--- DATASET EXCERPT ---

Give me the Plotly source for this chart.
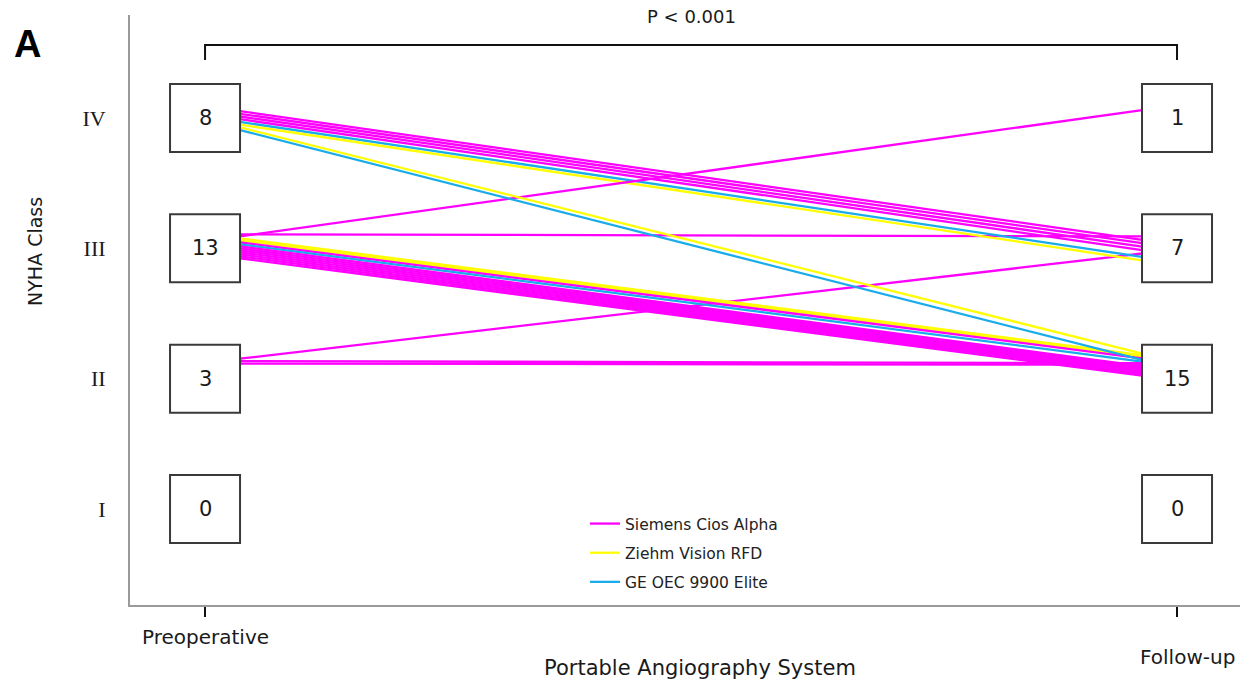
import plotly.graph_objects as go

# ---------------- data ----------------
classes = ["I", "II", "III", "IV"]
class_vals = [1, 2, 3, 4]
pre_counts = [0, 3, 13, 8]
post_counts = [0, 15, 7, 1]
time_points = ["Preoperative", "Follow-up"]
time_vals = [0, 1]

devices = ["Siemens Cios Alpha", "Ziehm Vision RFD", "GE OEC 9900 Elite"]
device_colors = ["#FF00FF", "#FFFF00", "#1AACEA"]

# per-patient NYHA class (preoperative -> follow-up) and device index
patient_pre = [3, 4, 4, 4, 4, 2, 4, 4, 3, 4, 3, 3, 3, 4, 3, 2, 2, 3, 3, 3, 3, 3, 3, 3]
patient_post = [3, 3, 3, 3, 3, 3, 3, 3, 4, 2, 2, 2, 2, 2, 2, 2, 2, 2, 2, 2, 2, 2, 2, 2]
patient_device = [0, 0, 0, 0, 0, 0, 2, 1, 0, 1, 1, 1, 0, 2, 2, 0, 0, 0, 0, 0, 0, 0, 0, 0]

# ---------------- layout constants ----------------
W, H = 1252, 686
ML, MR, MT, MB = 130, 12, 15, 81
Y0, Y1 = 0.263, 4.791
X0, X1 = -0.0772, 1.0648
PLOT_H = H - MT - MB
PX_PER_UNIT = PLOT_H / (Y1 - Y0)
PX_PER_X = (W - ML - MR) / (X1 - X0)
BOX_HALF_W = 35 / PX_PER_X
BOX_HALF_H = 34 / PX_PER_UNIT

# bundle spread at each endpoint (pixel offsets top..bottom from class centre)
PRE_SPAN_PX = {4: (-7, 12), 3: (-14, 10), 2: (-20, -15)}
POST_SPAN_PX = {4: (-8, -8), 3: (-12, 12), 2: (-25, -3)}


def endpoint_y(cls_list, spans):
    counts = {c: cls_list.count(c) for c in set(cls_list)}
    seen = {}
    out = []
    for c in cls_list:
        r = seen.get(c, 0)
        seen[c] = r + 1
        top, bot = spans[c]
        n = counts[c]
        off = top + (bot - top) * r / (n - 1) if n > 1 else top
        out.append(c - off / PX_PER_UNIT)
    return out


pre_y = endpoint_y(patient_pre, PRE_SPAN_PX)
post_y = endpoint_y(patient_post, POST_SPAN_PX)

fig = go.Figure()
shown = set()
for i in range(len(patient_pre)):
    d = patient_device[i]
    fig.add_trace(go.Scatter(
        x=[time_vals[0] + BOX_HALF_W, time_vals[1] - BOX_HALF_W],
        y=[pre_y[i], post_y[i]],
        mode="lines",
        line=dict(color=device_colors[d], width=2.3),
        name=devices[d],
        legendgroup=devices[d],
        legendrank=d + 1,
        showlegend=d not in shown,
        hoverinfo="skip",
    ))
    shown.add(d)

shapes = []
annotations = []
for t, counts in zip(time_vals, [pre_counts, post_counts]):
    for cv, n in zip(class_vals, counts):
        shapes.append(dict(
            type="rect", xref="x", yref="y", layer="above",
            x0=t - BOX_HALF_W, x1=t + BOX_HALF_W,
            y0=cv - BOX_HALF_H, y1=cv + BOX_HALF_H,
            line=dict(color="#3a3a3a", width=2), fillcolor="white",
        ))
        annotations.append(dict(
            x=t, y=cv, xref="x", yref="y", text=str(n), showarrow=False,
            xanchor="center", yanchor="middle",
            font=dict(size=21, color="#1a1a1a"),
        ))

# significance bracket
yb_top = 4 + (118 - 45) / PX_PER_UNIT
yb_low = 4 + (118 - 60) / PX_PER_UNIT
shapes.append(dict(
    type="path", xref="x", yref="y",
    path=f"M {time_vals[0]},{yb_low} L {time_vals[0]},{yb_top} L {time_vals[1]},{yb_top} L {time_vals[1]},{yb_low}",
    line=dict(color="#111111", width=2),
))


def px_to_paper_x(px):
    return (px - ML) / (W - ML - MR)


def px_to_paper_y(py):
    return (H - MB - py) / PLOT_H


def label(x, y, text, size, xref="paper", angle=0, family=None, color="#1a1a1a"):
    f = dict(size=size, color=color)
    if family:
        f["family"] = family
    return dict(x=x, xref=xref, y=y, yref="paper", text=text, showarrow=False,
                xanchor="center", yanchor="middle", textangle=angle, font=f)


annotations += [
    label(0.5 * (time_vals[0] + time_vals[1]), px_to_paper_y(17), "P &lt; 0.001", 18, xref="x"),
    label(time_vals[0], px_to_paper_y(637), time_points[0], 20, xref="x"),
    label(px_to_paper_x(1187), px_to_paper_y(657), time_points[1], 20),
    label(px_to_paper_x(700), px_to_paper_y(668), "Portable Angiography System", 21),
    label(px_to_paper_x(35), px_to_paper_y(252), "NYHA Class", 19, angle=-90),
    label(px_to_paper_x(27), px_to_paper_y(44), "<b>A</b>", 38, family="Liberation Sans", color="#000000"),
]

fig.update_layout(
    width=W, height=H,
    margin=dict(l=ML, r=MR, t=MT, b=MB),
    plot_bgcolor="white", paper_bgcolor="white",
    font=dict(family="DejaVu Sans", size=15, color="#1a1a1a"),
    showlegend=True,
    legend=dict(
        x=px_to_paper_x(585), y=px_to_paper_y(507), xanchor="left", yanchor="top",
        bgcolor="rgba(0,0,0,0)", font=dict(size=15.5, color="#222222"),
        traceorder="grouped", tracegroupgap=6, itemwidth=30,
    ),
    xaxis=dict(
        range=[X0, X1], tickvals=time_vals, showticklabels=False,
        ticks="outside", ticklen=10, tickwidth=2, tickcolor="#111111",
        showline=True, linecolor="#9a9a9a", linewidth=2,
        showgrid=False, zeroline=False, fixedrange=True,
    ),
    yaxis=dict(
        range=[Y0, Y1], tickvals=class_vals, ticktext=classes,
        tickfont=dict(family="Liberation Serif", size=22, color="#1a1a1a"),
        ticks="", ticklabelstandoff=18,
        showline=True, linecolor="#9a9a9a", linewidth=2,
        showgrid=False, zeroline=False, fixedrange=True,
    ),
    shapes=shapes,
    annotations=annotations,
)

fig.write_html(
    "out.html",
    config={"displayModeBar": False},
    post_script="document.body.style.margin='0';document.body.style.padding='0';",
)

---

> WHAT THE EXERCISE ASKS: From the first line above to the line containing "BOX_HALF_H = 34 / PX_PER_UNIT", repeat each line exactly. Pictures stay out.

> EXPECTED ANSWER:
Give me the Plotly source for this chart.
import plotly.graph_objects as go

# ---------------- data ----------------
classes = ["I", "II", "III", "IV"]
class_vals = [1, 2, 3, 4]
pre_counts = [0, 3, 13, 8]
post_counts = [0, 15, 7, 1]
time_points = ["Preoperative", "Follow-up"]
time_vals = [0, 1]

devices = ["Siemens Cios Alpha", "Ziehm Vision RFD", "GE OEC 9900 Elite"]
device_colors = ["#FF00FF", "#FFFF00", "#1AACEA"]

# per-patient NYHA class (preoperative -> follow-up) and device index
patient_pre = [3, 4, 4, 4, 4, 2, 4, 4, 3, 4, 3, 3, 3, 4, 3, 2, 2, 3, 3, 3, 3, 3, 3, 3]
patient_post = [3, 3, 3, 3, 3, 3, 3, 3, 4, 2, 2, 2, 2, 2, 2, 2, 2, 2, 2, 2, 2, 2, 2, 2]
patient_device = [0, 0, 0, 0, 0, 0, 2, 1, 0, 1, 1, 1, 0, 2, 2, 0, 0, 0, 0, 0, 0, 0, 0, 0]

# ---------------- layout constants ----------------
W, H = 1252, 686
ML, MR, MT, MB = 130, 12, 15, 81
Y0, Y1 = 0.263, 4.791
X0, X1 = -0.0772, 1.0648
PLOT_H = H - MT - MB
PX_PER_UNIT = PLOT_H / (Y1 - Y0)
PX_PER_X = (W - ML - MR) / (X1 - X0)
BOX_HALF_W = 35 / PX_PER_X
BOX_HALF_H = 34 / PX_PER_UNIT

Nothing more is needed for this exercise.